--- START ---
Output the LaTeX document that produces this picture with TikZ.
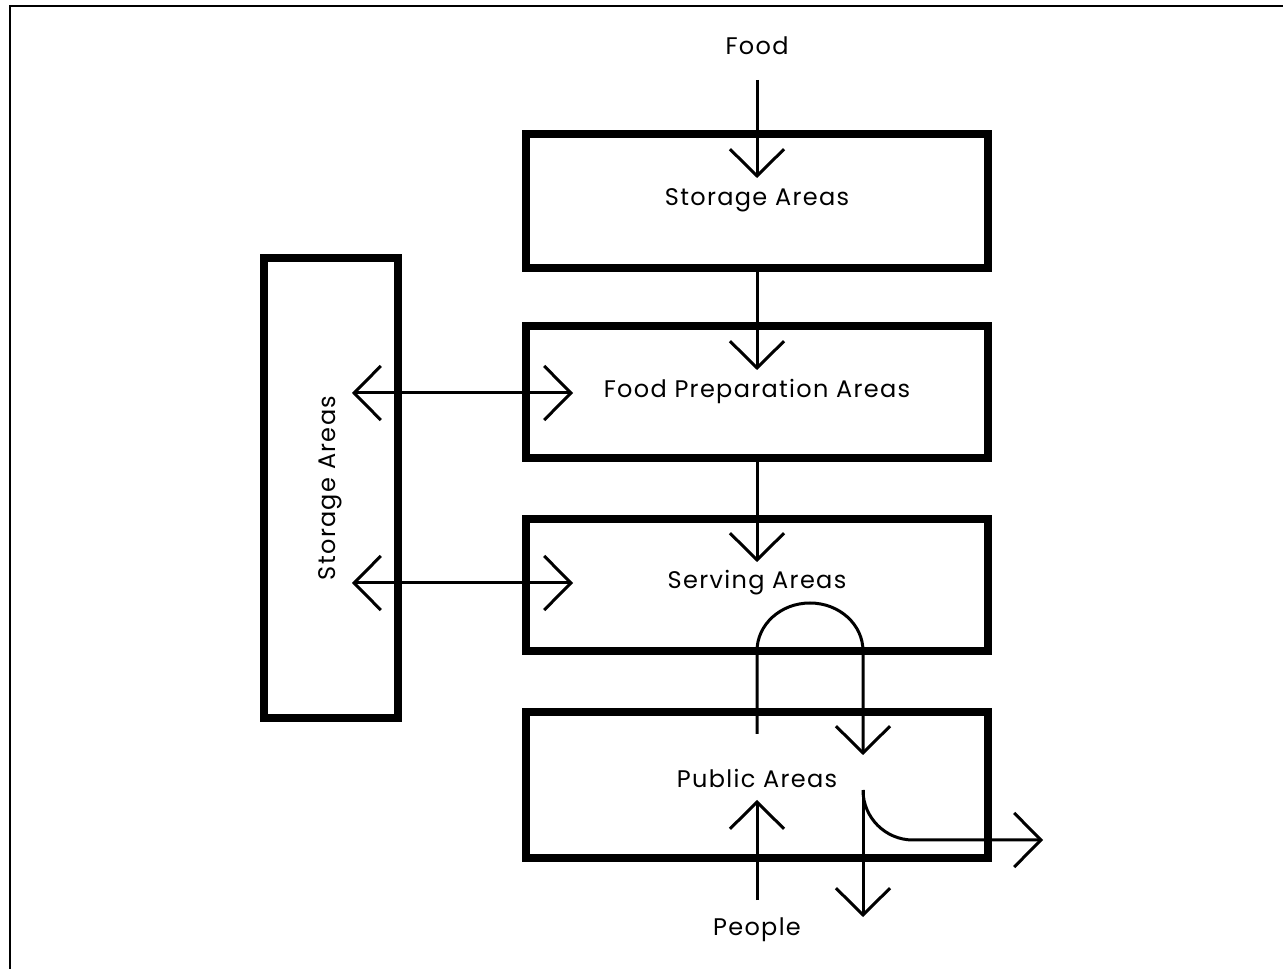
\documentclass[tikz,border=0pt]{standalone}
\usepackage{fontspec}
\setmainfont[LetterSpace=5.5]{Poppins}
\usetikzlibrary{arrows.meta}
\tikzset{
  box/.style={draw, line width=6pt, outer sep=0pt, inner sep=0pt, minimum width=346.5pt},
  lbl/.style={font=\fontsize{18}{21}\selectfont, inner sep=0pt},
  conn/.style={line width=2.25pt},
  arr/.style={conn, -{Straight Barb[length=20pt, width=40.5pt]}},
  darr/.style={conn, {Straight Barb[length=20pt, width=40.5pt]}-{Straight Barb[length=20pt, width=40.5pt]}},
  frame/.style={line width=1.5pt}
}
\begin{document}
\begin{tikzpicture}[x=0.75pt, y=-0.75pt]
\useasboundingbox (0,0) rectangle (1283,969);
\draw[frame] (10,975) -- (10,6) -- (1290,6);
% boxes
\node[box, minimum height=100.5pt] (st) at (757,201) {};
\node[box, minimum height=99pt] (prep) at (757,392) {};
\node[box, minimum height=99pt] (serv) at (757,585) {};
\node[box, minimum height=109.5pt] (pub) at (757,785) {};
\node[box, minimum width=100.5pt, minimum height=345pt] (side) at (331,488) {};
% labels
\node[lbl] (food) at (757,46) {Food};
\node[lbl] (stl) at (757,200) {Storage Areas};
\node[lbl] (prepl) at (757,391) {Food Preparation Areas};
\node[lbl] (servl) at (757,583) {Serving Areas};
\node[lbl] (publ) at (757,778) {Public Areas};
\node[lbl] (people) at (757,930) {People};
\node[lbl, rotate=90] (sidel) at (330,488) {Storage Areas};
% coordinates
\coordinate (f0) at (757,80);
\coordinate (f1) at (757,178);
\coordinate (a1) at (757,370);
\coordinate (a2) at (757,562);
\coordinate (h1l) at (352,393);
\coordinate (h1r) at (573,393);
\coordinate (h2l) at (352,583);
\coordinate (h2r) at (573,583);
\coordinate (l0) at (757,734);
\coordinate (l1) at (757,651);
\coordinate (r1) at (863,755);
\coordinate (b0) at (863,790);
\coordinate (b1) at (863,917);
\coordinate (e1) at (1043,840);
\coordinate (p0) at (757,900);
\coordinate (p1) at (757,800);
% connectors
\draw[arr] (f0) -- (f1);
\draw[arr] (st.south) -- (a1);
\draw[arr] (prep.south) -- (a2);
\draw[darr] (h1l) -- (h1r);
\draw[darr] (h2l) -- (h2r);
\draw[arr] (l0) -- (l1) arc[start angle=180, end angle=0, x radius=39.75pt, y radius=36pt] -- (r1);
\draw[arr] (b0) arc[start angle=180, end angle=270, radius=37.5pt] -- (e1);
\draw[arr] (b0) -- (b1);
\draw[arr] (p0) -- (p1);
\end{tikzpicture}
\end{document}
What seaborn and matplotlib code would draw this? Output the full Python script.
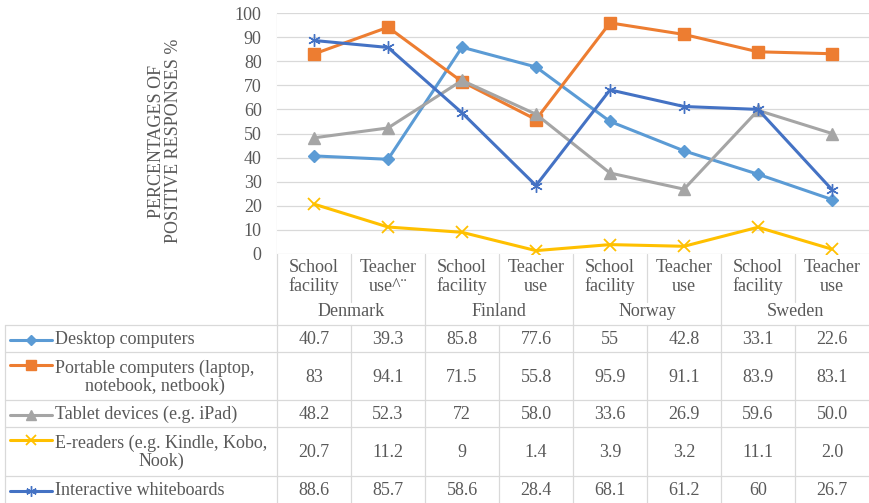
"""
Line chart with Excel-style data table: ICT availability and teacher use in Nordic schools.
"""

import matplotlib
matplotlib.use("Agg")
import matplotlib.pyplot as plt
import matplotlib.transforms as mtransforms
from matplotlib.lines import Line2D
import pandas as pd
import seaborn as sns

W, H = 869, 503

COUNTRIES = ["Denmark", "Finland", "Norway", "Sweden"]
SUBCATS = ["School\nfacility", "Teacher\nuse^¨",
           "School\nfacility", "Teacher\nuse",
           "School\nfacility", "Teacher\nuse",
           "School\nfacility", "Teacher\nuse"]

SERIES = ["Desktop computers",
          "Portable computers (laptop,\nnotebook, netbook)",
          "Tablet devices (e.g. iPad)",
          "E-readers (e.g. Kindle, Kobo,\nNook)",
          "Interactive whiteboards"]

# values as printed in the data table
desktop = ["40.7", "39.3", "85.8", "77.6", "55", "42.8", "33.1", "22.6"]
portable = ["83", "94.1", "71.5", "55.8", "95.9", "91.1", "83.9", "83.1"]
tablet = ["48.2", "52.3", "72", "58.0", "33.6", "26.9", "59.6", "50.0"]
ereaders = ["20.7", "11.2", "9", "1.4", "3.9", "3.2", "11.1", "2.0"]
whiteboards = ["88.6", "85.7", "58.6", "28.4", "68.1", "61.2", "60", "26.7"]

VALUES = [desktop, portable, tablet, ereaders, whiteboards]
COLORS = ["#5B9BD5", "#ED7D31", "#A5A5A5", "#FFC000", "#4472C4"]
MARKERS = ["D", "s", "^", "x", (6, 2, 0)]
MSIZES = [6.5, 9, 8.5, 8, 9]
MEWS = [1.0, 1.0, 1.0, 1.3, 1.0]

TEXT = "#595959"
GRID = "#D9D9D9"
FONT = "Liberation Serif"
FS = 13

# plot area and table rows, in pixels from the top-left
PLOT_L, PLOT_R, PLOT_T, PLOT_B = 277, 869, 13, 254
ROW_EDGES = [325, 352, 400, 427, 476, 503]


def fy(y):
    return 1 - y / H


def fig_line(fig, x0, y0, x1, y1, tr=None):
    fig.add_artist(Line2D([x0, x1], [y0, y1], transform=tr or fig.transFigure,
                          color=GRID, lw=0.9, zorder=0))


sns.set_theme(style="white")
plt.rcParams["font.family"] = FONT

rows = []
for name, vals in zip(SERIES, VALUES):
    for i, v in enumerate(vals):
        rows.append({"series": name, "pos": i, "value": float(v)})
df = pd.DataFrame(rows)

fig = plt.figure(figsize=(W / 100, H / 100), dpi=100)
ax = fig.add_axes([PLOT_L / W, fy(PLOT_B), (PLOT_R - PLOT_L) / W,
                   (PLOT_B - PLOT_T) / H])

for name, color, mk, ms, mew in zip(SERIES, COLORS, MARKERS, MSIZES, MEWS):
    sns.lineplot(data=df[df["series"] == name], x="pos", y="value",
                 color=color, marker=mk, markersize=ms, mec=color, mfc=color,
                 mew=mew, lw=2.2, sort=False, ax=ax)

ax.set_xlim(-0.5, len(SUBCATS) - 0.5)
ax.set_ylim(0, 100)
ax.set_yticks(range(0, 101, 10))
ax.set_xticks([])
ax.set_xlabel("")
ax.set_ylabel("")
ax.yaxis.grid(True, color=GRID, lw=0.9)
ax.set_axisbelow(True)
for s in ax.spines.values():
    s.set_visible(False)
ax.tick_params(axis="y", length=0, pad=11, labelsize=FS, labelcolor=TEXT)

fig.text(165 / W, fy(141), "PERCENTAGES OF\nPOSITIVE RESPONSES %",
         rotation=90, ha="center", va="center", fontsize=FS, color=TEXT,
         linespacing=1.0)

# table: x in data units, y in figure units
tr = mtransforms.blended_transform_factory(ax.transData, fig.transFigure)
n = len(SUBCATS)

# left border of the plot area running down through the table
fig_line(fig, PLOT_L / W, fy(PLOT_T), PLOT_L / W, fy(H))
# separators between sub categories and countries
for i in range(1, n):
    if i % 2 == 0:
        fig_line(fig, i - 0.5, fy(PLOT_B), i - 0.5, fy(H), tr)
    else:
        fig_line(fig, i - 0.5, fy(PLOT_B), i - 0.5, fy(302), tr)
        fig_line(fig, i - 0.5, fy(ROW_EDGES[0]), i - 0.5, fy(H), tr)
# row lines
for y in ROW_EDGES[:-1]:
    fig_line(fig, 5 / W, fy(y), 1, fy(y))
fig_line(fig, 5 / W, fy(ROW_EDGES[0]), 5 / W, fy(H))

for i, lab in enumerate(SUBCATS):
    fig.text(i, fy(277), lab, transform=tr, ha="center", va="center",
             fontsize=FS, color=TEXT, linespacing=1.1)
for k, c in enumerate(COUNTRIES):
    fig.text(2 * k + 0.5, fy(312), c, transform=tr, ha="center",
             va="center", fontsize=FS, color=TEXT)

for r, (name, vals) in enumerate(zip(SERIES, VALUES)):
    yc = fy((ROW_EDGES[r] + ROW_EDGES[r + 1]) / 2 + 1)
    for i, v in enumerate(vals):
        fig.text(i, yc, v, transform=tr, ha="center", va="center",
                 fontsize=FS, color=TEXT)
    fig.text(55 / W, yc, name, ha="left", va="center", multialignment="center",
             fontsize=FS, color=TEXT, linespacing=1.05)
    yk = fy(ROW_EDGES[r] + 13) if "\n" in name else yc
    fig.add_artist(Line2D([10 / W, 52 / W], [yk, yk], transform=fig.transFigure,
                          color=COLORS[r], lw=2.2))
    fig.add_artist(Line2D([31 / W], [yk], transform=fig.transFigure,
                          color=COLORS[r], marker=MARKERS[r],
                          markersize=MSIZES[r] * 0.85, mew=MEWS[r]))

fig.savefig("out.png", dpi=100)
--- END ---
▸ WHAT TO WORK ON
Starting at the line that contains "What seaborn and" and ending at the line that contains "MEWS = [1.0, 1.0, 1.0, 1.3, 1.0]", give the lines again exactly. Do not include the pictures.

▸ THE OUTPUT
What seaborn and matplotlib code would draw this? Output the full Python script.
"""
Line chart with Excel-style data table: ICT availability and teacher use in Nordic schools.
"""

import matplotlib
matplotlib.use("Agg")
import matplotlib.pyplot as plt
import matplotlib.transforms as mtransforms
from matplotlib.lines import Line2D
import pandas as pd
import seaborn as sns

W, H = 869, 503

COUNTRIES = ["Denmark", "Finland", "Norway", "Sweden"]
SUBCATS = ["School\nfacility", "Teacher\nuse^¨",
           "School\nfacility", "Teacher\nuse",
           "School\nfacility", "Teacher\nuse",
           "School\nfacility", "Teacher\nuse"]

SERIES = ["Desktop computers",
          "Portable computers (laptop,\nnotebook, netbook)",
          "Tablet devices (e.g. iPad)",
          "E-readers (e.g. Kindle, Kobo,\nNook)",
          "Interactive whiteboards"]

# values as printed in the data table
desktop = ["40.7", "39.3", "85.8", "77.6", "55", "42.8", "33.1", "22.6"]
portable = ["83", "94.1", "71.5", "55.8", "95.9", "91.1", "83.9", "83.1"]
tablet = ["48.2", "52.3", "72", "58.0", "33.6", "26.9", "59.6", "50.0"]
ereaders = ["20.7", "11.2", "9", "1.4", "3.9", "3.2", "11.1", "2.0"]
whiteboards = ["88.6", "85.7", "58.6", "28.4", "68.1", "61.2", "60", "26.7"]

VALUES = [desktop, portable, tablet, ereaders, whiteboards]
COLORS = ["#5B9BD5", "#ED7D31", "#A5A5A5", "#FFC000", "#4472C4"]
MARKERS = ["D", "s", "^", "x", (6, 2, 0)]
MSIZES = [6.5, 9, 8.5, 8, 9]
MEWS = [1.0, 1.0, 1.0, 1.3, 1.0]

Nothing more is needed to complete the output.